— Start of Available records —

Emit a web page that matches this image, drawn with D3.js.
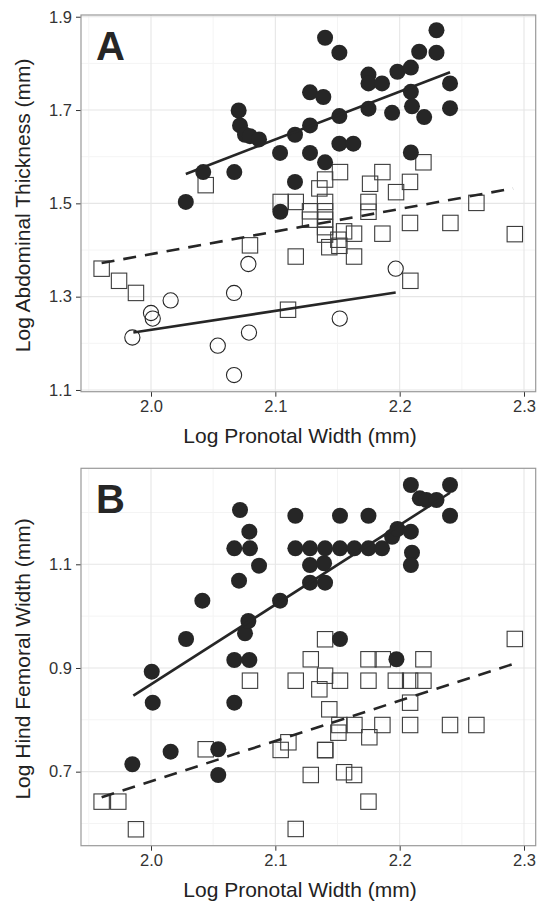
<!DOCTYPE html>
<html>
<head>
<meta charset="utf-8">
<script src="https://cdn.jsdelivr.net/npm/d3@7"></script>
<style>
  body { margin: 0; background: #fff; }
  svg { font-family: "Liberation Sans", Arial, sans-serif; }
</style>
</head>
<body>
<div id="chart"></div>
<script>
// ticks
var xTicks = [2.0, 2.1, 2.2, 2.3];
var xMinor = [1.95, 2.05, 2.15, 2.25];
var aYTicks = [1.1, 1.3, 1.5, 1.7, 1.9];
var aYMinor = [1.2, 1.4, 1.6, 1.8];
var bYTicks = [0.7, 0.9, 1.1];
var bYMinor = [0.6, 0.8, 1.0, 1.2];

// panel A: abdominal thickness
var aFilled = [
  [2.028, 1.503], [2.042, 1.567], [2.067, 1.567], [2.0705, 1.699], [2.0716, 1.667],
  [2.0756, 1.647], [2.0796, 1.644], [2.0869, 1.637], [2.1038, 1.608], [2.104, 1.482],
  [2.1158, 1.647], [2.1158, 1.546], [2.1279, 1.667], [2.1279, 1.738], [2.1279, 1.608],
  [2.1386, 1.728], [2.14, 1.855], [2.14, 1.588], [2.1515, 1.823], [2.1515, 1.628],
  [2.1515, 1.687], [2.1627, 1.628], [2.1749, 1.776], [2.1749, 1.757], [2.1749, 1.703],
  [2.1858, 1.757], [2.1939, 1.694], [2.1982, 1.782], [2.209, 1.791], [2.209, 1.739],
  [2.2099, 1.708], [2.209, 1.609], [2.2157, 1.825], [2.2197, 1.685], [2.2296, 1.871],
  [2.2296, 1.823], [2.2405, 1.757], [2.2405, 1.704]
];
var aSquares = [
  [1.9603, 1.360], [1.9743, 1.334], [1.9879, 1.308], [2.044, 1.539], [2.0796, 1.410],
  [2.1043, 1.503], [2.1102, 1.272], [2.1164, 1.503], [2.1164, 1.386], [2.1279, 1.483],
  [2.1279, 1.465], [2.1354, 1.532], [2.14, 1.551], [2.14, 1.503], [2.14, 1.483],
  [2.14, 1.465], [2.14, 1.449], [2.14, 1.433], [2.1434, 1.406], [2.1507, 1.422],
  [2.1515, 1.409], [2.152, 1.567], [2.1553, 1.440], [2.1633, 1.435], [2.1633, 1.386],
  [2.1749, 1.503], [2.1749, 1.482], [2.1762, 1.542], [2.1861, 1.567], [2.1861, 1.435],
  [2.1971, 1.524], [2.2083, 1.546], [2.2083, 1.458], [2.2086, 1.334], [2.2191, 1.588],
  [2.2408, 1.458], [2.2617, 1.501], [2.2926, 1.434]
];
var aOpen = [
  [1.985, 1.2125], [2.0, 1.265], [2.0014, 1.253], [2.0158, 1.292], [2.0668, 1.308],
  [2.0783, 1.370], [2.0537, 1.195], [2.0788, 1.223], [2.0668, 1.132], [2.1518, 1.253],
  [2.1968, 1.360]
];
var aFilledFit = [[2.028, 1.563], [2.2405, 1.781]];
var aSquareFit = [[1.9603, 1.372], [2.2912, 1.532]];
var aOpenFit = [[1.9858, 1.223], [2.1968, 1.309]];

// panel B: hind femoral width
var bFilled = [
  [1.985, 0.7143], [2.0006, 0.8929], [2.0014, 0.8331], [2.0158, 0.7386], [2.0282, 0.9559],
  [2.0413, 1.0298], [2.0541, 0.7432], [2.0541, 0.6936], [2.067, 0.8331], [2.067, 0.9154],
  [2.067, 1.1309], [2.0708, 1.0684], [2.0716, 1.2047], [2.0756, 0.9669], [2.0783, 0.9906],
  [2.0791, 0.9154], [2.0791, 1.1629], [2.0796, 1.1309], [2.0869, 1.0973], [2.1038, 1.0298],
  [2.1161, 1.1937], [2.1161, 1.1309], [2.1279, 1.1309], [2.1279, 1.0986], [2.1279, 1.0645],
  [2.1392, 1.102], [2.14, 1.1309], [2.14, 1.0645], [2.152, 1.1937], [2.152, 1.1309],
  [2.152, 0.9559], [2.1636, 1.1309], [2.1749, 1.1937], [2.1749, 1.1309], [2.1858, 1.1309],
  [2.1939, 1.1532], [2.1974, 0.9168], [2.1982, 1.1681], [2.209, 1.1629], [2.209, 1.253],
  [2.2099, 1.1224], [2.209, 1.0986], [2.2162, 1.2273], [2.2215, 1.224], [2.2296, 1.224],
  [2.2405, 1.253], [2.2405, 1.1937]
];
var bSquares = [
  [1.9603, 0.6422], [1.9737, 0.6422], [1.9879, 0.5889], [2.044, 0.7432], [2.0796, 0.8755],
  [2.1043, 0.7419], [2.1105, 0.7567], [2.1164, 0.8755], [2.1164, 0.5895], [2.1285, 0.9168],
  [2.1285, 0.6936], [2.1354, 0.8589], [2.14, 0.9554], [2.14, 0.8851], [2.14, 0.7419],
  [2.1402, 0.7415], [2.1434, 0.8203], [2.1507, 0.7752], [2.1515, 0.790], [2.152, 0.8755],
  [2.1553, 0.6989], [2.1633, 0.6936], [2.1636, 0.790], [2.1749, 0.9168], [2.1749, 0.8755],
  [2.1749, 0.6422], [2.1756, 0.7664], [2.1861, 0.790], [2.1864, 0.9168], [2.1969, 0.8755],
  [2.2084, 0.8755], [2.2084, 0.8331], [2.2084, 0.790], [2.2191, 0.9168], [2.2191, 0.8755],
  [2.2405, 0.790], [2.2617, 0.790], [2.2926, 0.956]
];
var bFilledFit = [[1.9858, 0.8466], [2.2405, 1.238]];
var bSquareFit = [[1.9603, 0.6506], [2.2912, 0.9077]];

var W = 538, H = 906;
var svg = d3.select("#chart").append("svg")
  .attr("width", W).attr("height", H);

var ink = "#262626";

function drawPanel(cfg) {
  var x = d3.scaleLinear().domain([1.9437, 2.3094]).range([81, 535.7]);
  var y = d3.scaleLinear().domain(cfg.yDomain).range([cfg.bottom, cfg.top]);
  var g = svg.append("g");

  // grid
  g.selectAll(".xminor").data(xMinor).enter().append("line")
    .attr("x1", d => x(d)).attr("x2", d => x(d))
    .attr("y1", cfg.top).attr("y2", cfg.bottom)
    .attr("stroke", "#f4f4f4").attr("stroke-width", 1);
  g.selectAll(".yminor").data(cfg.yMinor).enter().append("line")
    .attr("x1", 81).attr("x2", 535.7)
    .attr("y1", d => y(d)).attr("y2", d => y(d))
    .attr("stroke", "#f4f4f4").attr("stroke-width", 1);
  g.selectAll(".xmajor").data(xTicks).enter().append("line")
    .attr("x1", d => x(d)).attr("x2", d => x(d))
    .attr("y1", cfg.top).attr("y2", cfg.bottom)
    .attr("stroke", "#e6e6e6").attr("stroke-width", 1.1);
  g.selectAll(".ymajor").data(cfg.yTicks).enter().append("line")
    .attr("x1", 81).attr("x2", 535.7)
    .attr("y1", d => y(d)).attr("y2", d => y(d))
    .attr("stroke", "#e6e6e6").attr("stroke-width", 1.1);

  // axes
  var xAxis = d3.axisBottom(x).tickValues(xTicks).tickFormat(d3.format(".1f"))
    .tickSize(5).tickPadding(4);
  var yAxis = d3.axisLeft(y).tickValues(cfg.yTicks).tickFormat(d3.format(".1f"))
    .tickSize(5).tickPadding(4);
  var gx = g.append("g").attr("transform", "translate(0," + cfg.bottom + ")").call(xAxis);
  var gy = g.append("g").attr("transform", "translate(81,0)").call(yAxis);
  [gx, gy].forEach(function (a) {
    a.select(".domain").remove();
    a.selectAll(".tick line").attr("stroke", "#333").attr("stroke-width", 1);
    a.selectAll(".tick text").attr("fill", "#333")
      .style("font-size", "16.5px").style("font-family", "Liberation Sans, Arial, sans-serif");
  });

  // panel border
  g.append("rect")
    .attr("x", 81).attr("y", cfg.top)
    .attr("width", 535.7 - 81).attr("height", cfg.bottom - cfg.top)
    .attr("fill", "none").attr("stroke", "#999").attr("stroke-width", 1.2);

  // squares
  g.selectAll(".sq").data(cfg.squares).enter().append("rect")
    .attr("x", d => x(d[0]) - 7.7).attr("y", d => y(d[1]) - 7.7)
    .attr("width", 15.4).attr("height", 15.4)
    .attr("fill", "none").attr("stroke", "#3c3c3c").attr("stroke-width", 1.1);

  if (cfg.open) {
    g.selectAll(".oc").data(cfg.open).enter().append("circle")
      .attr("cx", d => x(d[0])).attr("cy", d => y(d[1])).attr("r", 7.6)
      .attr("fill", "none").attr("stroke", ink).attr("stroke-width", 1.1);
  }

  g.selectAll(".fc").data(cfg.filled).enter().append("circle")
    .attr("cx", d => x(d[0])).attr("cy", d => y(d[1])).attr("r", 8)
    .attr("fill", ink);

  var line = d3.line().x(d => x(d[0])).y(d => y(d[1]));
  cfg.fits.forEach(function (f) {
    g.append("path").datum(f.pts).attr("d", line)
      .attr("fill", "none").attr("stroke", ink).attr("stroke-width", 2.6)
      .attr("stroke-dasharray", f.dash ? "13,9" : null);
  });

  // panel letter
  g.append("text").attr("x", 96).attr("y", cfg.top + 45)
    .style("font-size", "40px").style("font-weight", "bold")
    .attr("fill", ink).text(cfg.letter);

  // axis titles
  g.append("text").attr("x", 300).attr("y", cfg.bottom + 51)
    .attr("text-anchor", "middle").style("font-size", "21px").attr("fill", "#222")
    .text("Log Pronotal Width (mm)");
  g.append("text")
    .attr("transform", "translate(30," + ((cfg.top + cfg.bottom) / 2 + 2) + ") rotate(-90)")
    .attr("text-anchor", "middle").style("font-size", "21px").attr("fill", "#222")
    .text(cfg.yTitle);
}

drawPanel({
  letter: "A", top: 15, bottom: 391.7, yDomain: [1.0963, 1.9037],
  yTicks: aYTicks, yMinor: aYMinor,
  filled: aFilled, squares: aSquares, open: aOpen,
  fits: [{pts: aFilledFit}, {pts: aSquareFit, dash: true}, {pts: aOpenFit}],
  yTitle: "Log Abdominal Thickness (mm)"
});

drawPanel({
  letter: "B", top: 468.3, bottom: 845.7, yDomain: [0.5572, 1.2852],
  yTicks: bYTicks, yMinor: bYMinor,
  filled: bFilled, squares: bSquares, open: null,
  fits: [{pts: bFilledFit}, {pts: bSquareFit, dash: true}],
  yTitle: "Log Hind Femoral Width (mm)"
});
</script>
</body>
</html>
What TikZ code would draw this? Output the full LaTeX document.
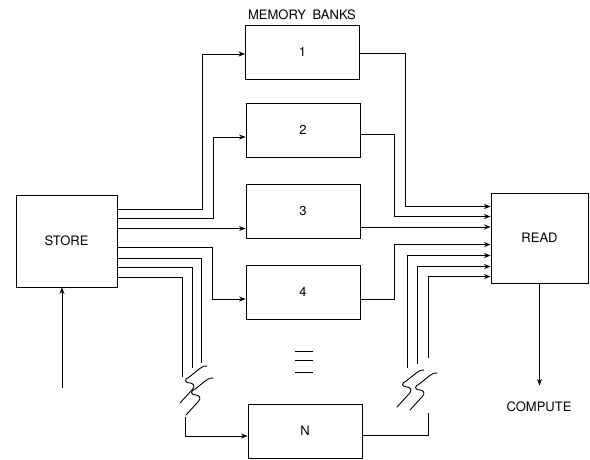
\documentclass[tikz,border=0pt]{standalone}
\usepackage{fontspec}
\setmainfont{TeX Gyre Heros}
\usetikzlibrary{arrows.meta,calc}
\newcommand\lblfont{\fontsize{13}{15}\selectfont}
\begin{document}
\begin{tikzpicture}[x=1pt,y=-1pt,
  lw/.style={line width=0.9pt},
  lbl/.style={font=\lblfont},
  box/.style={draw,lw,minimum width=114pt,minimum height=54pt,inner sep=0pt,lbl},
  arr/.style={lw,-{Stealth[length=6.5pt,width=5pt]}},
  wire/.style={lw},
  brk/.pic={\draw[lw,line cap=round,line join=round,scale=1.12] (0,0) -- (11,-12) .. controls (14,-15) and (12,-18) .. (8,-18) .. controls (4,-18) and (4,-22) .. (8,-23) -- (18,-31) .. controls (20,-33) and (22,-33) .. (24,-33);}]
\useasboundingbox (0,0) rectangle (590,460);
% nodes
\node[lbl] (title) at (302,15) {MEMORY\hspace{0.5em}BANKS};
\node[box] (b1) at (302.5,52) {1};
\node[box] (b2) at (303,130) {2};
\node[box] (b3) at (303,211) {3};
\node[box] (b4) at (303,292) {4};
\node[box] (bN) at (305,431) {N};
\node[draw,lw,minimum width=101pt,minimum height=92pt,inner sep=0pt,lbl] (store) at (66.5,241) {STORE};
\node[draw,lw,minimum width=97pt,minimum height=90pt,inner sep=0pt,lbl] (read) at (539.5,238) {READ};
\node[lbl] (compute) at (539,407) {COMPUTE};
% dots between 4 and N
\draw[lw] (295,351) -- (313,351) (295,360) -- (313,360) (295,372) -- (313,372);
% store -> banks
\draw[arr] ([yshift=-15pt]store.north east) -- ++(85,0) |- ([yshift=-2pt]b1.west);
\draw[arr] ([yshift=-24pt]store.north east) -- ++(96,0) |- ([yshift=-7pt]b2.west);
\draw[arr] ([yshift=-34pt]store.north east) coordinate (s3) -- (s3 -| b3.west);
\draw[arr] ([yshift=-53pt]store.north east) -- ++(95,0) |- ([yshift=-7pt]b4.west);
\draw[wire] ([yshift=-64pt]store.north east) -- ++(84,0) -- ++(0,104);
\draw[wire] ([yshift=-73pt]store.north east) -- ++(75,0) -- ++(0,100);
\draw[wire] ([yshift=-83pt]store.north east) -- ++(65,0) -- ++(0,99);
\coordinate (nin) at (185,417);
\draw[arr] (nin) |- ([yshift=-5pt]bN.west);
% banks -> read
\draw[arr] ([yshift=-1pt]b1.east) -- ++(45,0) |- ([yshift=-14pt]read.north west);
\draw[arr] ([yshift=-4pt]b2.east) -- ++(34,0) |- ([yshift=-24pt]read.north west);
\draw[arr] ([yshift=-16pt]b3.east) coordinate (o3) -- (o3 -| read.west);
\draw[arr] ([yshift=-7pt]b4.east) -- ++(34,0) |- ([yshift=-52pt]read.north west);
\coordinate (r1) at (407,368);
\coordinate (r2) at (417,364);
\coordinate (r3) at (428,358);
\draw[arr] (r1) |- ([yshift=-63pt]read.north west);
\draw[arr] (r2) |- ([yshift=-74pt]read.north west);
\draw[arr] (r3) |- ([yshift=-84pt]read.north west);
\draw[wire] ([yshift=-4pt]bN.east) -- ++(66,0) -- ++(0,-22);
% input / output
\coordinate (sin) at (62,388);
\draw[arr] (sin) -- (sin |- store.south);
\draw[arr] (read.south) -- ++(0,102);
% breaks
\pic at (180,403) {brk};
\pic at (186,415) {brk};
\pic at (397,407) {brk};
\pic at (410,410) {brk};
\end{tikzpicture}
\end{document}
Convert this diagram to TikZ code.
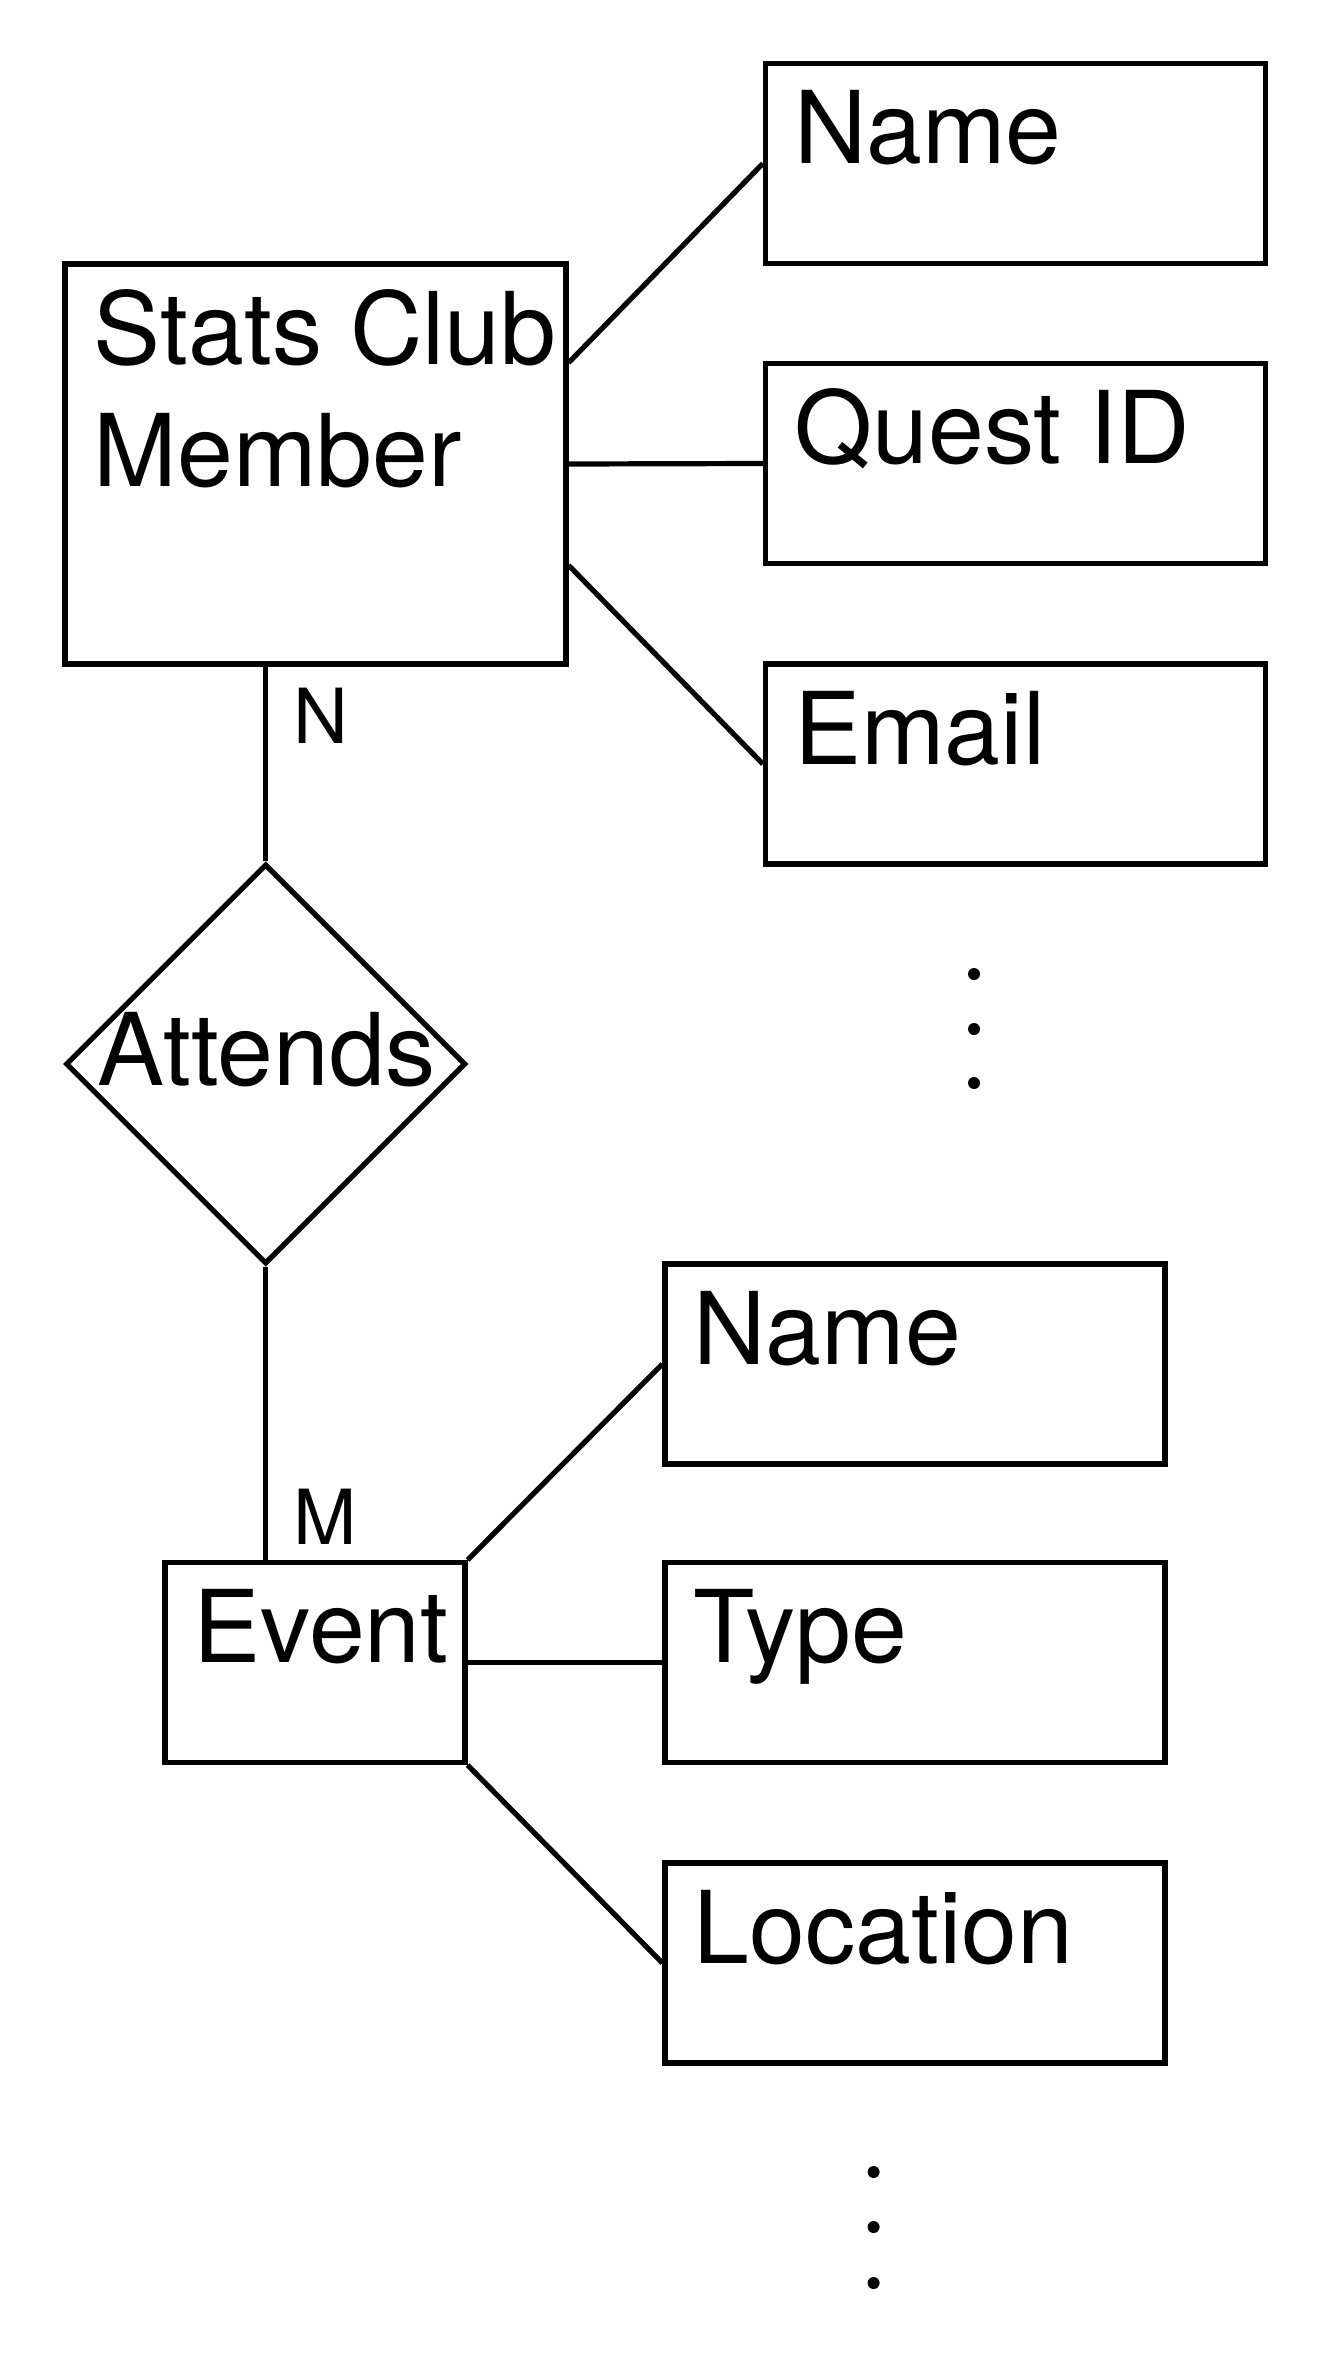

— End of Available records —

Return only the lines from the start of the data through the line that contains "var bYMinor = [0.6, 0.8, 1.0, 1.2];", please, copying them exactly and omitting all pictures.

■ **Full solution**
Emit a web page that matches this image, drawn with D3.js.
<!DOCTYPE html>
<html>
<head>
<meta charset="utf-8">
<script src="https://cdn.jsdelivr.net/npm/d3@7"></script>
<style>
  body { margin: 0; background: #fff; }
  svg { font-family: "Liberation Sans", Arial, sans-serif; }
</style>
</head>
<body>
<div id="chart"></div>
<script>
// ticks
var xTicks = [2.0, 2.1, 2.2, 2.3];
var xMinor = [1.95, 2.05, 2.15, 2.25];
var aYTicks = [1.1, 1.3, 1.5, 1.7, 1.9];
var aYMinor = [1.2, 1.4, 1.6, 1.8];
var bYTicks = [0.7, 0.9, 1.1];
var bYMinor = [0.6, 0.8, 1.0, 1.2];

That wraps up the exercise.